PROBLEM REQUIREMENTS:
Return all lines that include the string "diagram".

DATA SUPPLIED:
%%

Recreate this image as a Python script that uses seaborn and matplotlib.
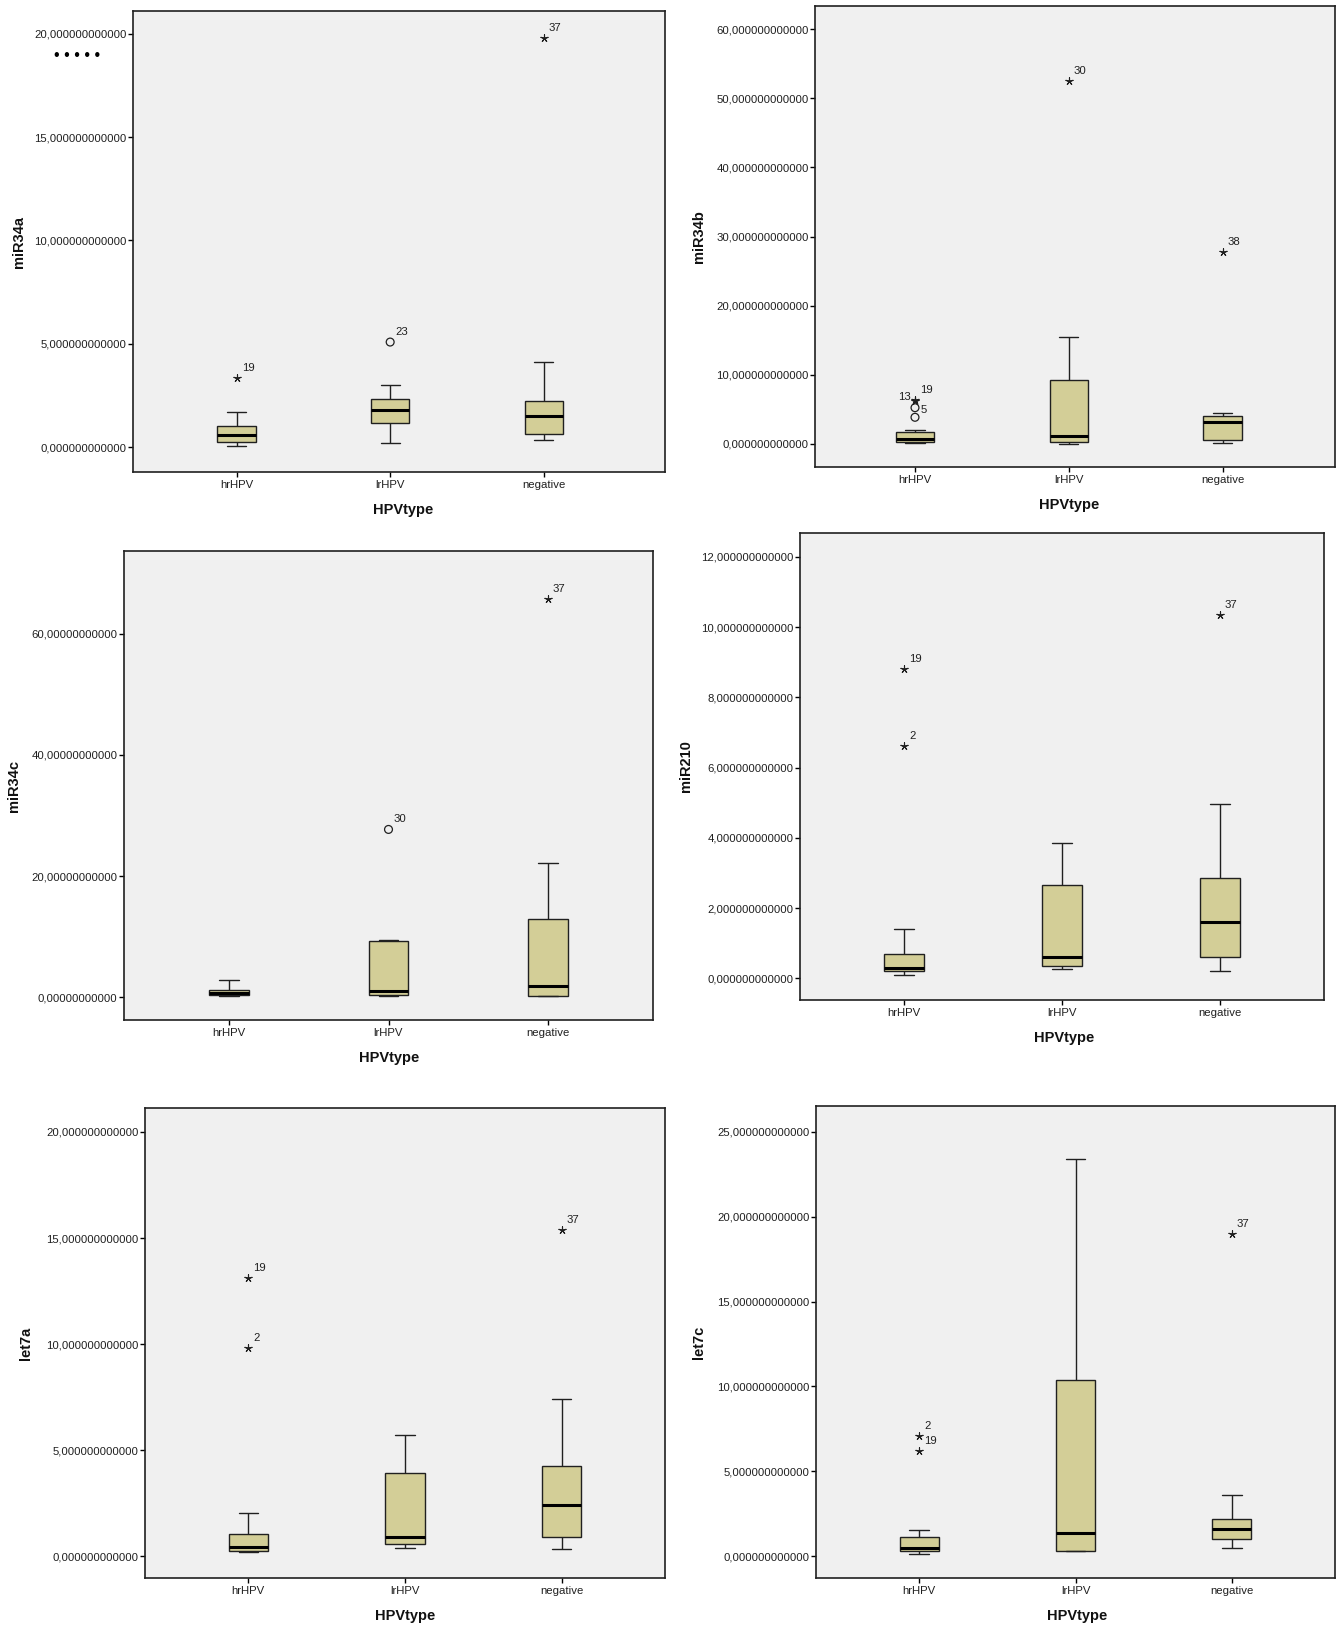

%%
%%

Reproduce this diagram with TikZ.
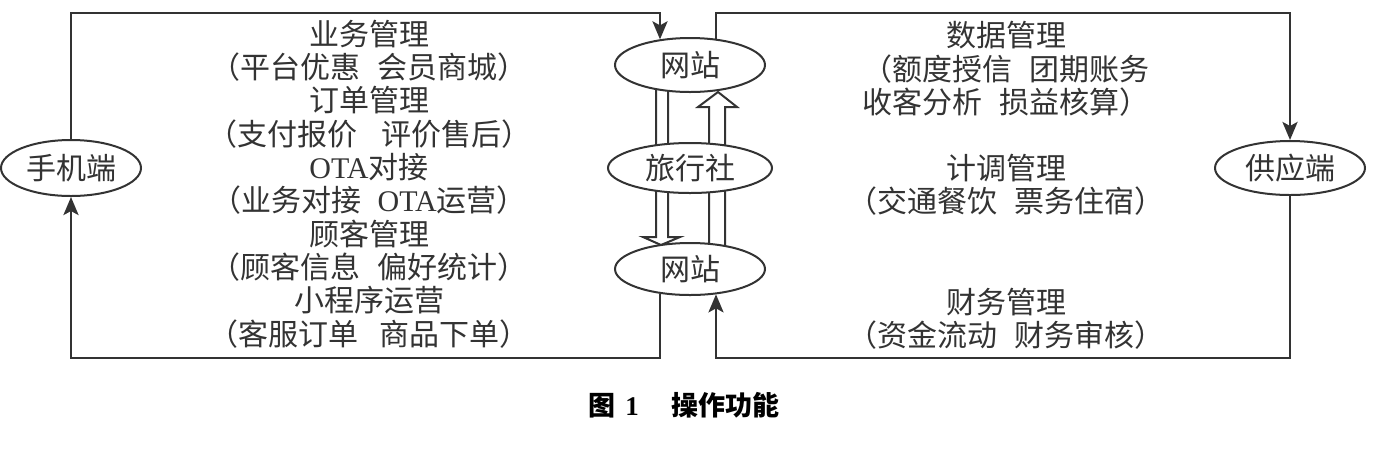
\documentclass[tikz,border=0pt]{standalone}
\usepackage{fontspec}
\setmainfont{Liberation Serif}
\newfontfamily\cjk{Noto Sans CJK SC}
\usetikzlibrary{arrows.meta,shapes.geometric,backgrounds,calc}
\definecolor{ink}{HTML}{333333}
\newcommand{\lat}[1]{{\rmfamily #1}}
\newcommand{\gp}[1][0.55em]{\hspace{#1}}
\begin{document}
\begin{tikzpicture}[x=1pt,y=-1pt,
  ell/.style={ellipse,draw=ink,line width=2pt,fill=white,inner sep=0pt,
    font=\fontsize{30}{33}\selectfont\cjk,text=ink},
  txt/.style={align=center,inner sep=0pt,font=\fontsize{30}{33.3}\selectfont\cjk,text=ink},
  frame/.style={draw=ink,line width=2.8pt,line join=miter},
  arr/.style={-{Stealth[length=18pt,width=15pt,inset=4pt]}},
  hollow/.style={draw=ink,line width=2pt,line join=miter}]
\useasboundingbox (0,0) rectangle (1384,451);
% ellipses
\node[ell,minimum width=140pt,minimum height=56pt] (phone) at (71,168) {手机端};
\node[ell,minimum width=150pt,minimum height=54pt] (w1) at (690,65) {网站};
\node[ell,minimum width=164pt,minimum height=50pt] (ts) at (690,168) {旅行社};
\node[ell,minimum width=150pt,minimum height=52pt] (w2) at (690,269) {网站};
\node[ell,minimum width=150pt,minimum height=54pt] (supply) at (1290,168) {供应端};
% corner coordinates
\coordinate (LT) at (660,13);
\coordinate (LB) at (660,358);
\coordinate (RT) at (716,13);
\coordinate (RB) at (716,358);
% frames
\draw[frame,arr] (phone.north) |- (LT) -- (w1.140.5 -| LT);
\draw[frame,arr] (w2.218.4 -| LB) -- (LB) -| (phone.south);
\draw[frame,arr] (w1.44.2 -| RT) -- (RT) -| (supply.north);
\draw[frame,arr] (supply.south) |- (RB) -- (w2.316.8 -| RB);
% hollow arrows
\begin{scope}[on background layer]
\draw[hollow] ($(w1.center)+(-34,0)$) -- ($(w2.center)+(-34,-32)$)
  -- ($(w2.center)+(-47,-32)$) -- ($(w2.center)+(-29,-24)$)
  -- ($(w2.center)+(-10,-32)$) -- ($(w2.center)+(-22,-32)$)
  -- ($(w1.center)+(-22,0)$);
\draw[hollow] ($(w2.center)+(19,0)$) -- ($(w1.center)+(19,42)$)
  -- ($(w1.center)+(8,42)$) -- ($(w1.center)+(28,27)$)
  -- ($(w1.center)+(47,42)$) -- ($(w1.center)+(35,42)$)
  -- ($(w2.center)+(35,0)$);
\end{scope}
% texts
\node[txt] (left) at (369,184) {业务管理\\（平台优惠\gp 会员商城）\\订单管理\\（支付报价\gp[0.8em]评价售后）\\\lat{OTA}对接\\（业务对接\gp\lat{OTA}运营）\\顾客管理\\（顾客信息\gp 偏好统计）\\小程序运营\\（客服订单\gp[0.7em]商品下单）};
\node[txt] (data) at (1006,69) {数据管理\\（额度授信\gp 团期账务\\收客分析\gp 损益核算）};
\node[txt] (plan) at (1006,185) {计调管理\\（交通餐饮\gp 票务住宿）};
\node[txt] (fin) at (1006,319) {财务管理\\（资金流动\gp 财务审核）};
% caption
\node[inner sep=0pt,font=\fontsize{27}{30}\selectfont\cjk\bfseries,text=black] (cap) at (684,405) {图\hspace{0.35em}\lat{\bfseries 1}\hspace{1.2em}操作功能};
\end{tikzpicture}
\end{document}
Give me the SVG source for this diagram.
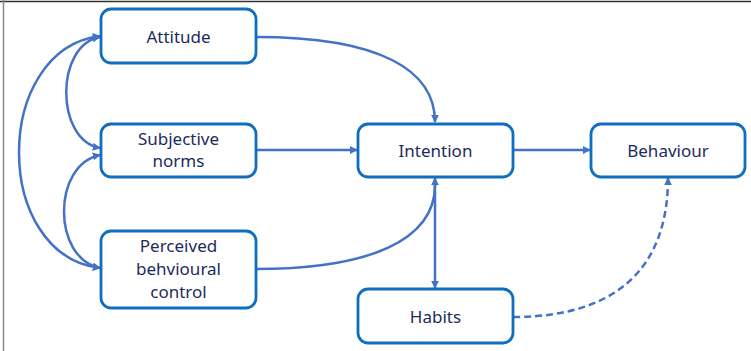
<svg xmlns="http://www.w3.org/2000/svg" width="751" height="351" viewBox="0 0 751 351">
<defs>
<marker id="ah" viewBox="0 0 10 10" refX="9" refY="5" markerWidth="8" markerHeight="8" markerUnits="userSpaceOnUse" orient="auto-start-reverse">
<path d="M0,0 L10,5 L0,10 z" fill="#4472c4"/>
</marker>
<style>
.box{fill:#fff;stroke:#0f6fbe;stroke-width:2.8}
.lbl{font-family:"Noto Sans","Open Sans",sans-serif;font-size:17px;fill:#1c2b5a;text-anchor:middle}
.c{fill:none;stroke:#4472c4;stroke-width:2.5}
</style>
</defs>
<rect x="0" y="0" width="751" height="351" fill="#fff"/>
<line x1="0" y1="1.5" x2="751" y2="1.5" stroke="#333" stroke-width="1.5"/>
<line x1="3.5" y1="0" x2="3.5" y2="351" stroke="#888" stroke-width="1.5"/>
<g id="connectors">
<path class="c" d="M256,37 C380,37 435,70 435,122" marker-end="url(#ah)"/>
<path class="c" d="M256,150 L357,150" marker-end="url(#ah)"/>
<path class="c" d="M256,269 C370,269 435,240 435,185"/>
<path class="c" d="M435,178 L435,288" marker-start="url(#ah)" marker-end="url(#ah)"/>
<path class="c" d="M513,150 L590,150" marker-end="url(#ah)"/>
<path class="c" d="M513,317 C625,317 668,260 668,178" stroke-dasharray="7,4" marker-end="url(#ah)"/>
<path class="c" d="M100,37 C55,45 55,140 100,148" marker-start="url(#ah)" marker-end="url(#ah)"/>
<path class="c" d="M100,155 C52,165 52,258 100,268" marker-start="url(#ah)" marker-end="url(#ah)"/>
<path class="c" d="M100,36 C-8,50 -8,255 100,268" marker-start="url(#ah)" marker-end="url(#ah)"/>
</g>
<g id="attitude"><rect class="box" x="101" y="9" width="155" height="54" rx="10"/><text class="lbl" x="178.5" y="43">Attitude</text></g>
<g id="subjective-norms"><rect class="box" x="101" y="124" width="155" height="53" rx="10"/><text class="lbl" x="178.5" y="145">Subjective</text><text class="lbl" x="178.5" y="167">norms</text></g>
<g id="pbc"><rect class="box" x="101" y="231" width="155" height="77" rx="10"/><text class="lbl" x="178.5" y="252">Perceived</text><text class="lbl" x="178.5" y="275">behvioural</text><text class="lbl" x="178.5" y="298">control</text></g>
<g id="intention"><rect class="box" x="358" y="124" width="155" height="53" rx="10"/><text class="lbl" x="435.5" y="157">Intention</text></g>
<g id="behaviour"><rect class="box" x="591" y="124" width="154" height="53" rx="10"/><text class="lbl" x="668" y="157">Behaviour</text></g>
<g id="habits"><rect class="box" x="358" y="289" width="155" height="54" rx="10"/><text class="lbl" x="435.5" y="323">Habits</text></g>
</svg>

%%
%%

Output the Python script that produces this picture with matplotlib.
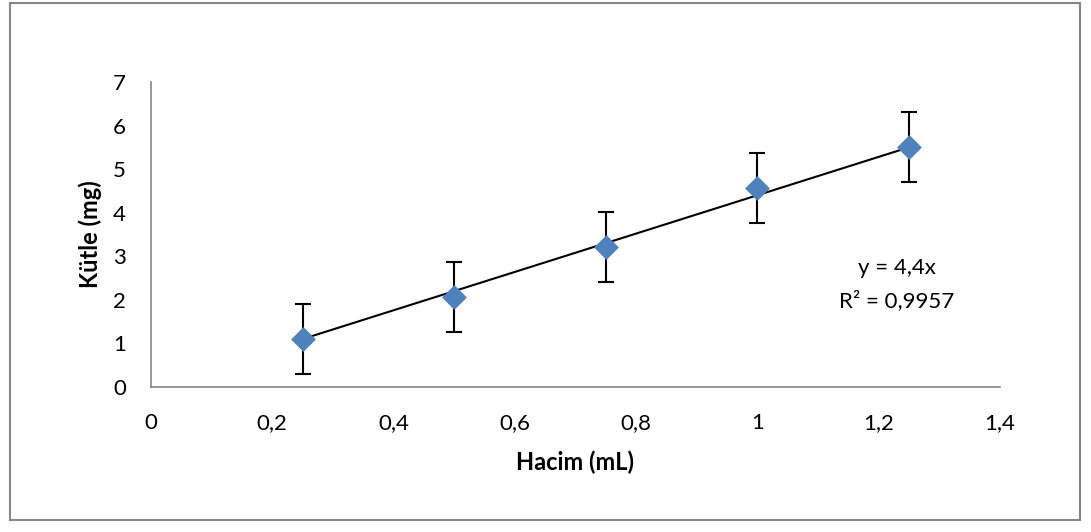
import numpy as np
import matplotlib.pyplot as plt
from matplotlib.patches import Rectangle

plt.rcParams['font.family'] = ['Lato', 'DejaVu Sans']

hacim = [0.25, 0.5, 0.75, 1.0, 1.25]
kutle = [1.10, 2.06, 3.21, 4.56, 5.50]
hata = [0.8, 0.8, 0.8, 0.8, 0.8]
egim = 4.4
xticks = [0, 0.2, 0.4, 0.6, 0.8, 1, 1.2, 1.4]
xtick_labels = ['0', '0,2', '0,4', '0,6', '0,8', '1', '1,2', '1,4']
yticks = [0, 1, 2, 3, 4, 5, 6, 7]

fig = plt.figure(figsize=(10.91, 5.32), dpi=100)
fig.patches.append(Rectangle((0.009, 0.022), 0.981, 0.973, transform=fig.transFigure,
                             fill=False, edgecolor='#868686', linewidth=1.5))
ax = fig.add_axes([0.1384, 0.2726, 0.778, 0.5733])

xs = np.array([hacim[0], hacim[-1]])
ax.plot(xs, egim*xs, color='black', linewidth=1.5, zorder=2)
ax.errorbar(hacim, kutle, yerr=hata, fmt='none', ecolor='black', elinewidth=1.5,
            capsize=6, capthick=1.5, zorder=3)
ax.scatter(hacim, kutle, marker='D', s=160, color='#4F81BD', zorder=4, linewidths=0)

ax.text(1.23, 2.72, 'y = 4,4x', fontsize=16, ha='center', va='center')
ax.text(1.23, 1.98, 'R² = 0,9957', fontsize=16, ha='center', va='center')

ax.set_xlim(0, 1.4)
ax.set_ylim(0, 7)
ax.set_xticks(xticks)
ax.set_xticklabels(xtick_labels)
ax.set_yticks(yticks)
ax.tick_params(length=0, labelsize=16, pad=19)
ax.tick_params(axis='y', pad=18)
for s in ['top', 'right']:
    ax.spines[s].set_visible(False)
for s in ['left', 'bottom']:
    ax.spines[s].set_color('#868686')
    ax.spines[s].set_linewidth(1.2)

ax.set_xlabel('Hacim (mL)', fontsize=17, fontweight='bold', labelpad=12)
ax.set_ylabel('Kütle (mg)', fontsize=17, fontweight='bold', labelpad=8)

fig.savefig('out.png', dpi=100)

%%

RESULT OF THIS TASK:
Reproduce this diagram with TikZ.
Give me the SVG source for this diagram.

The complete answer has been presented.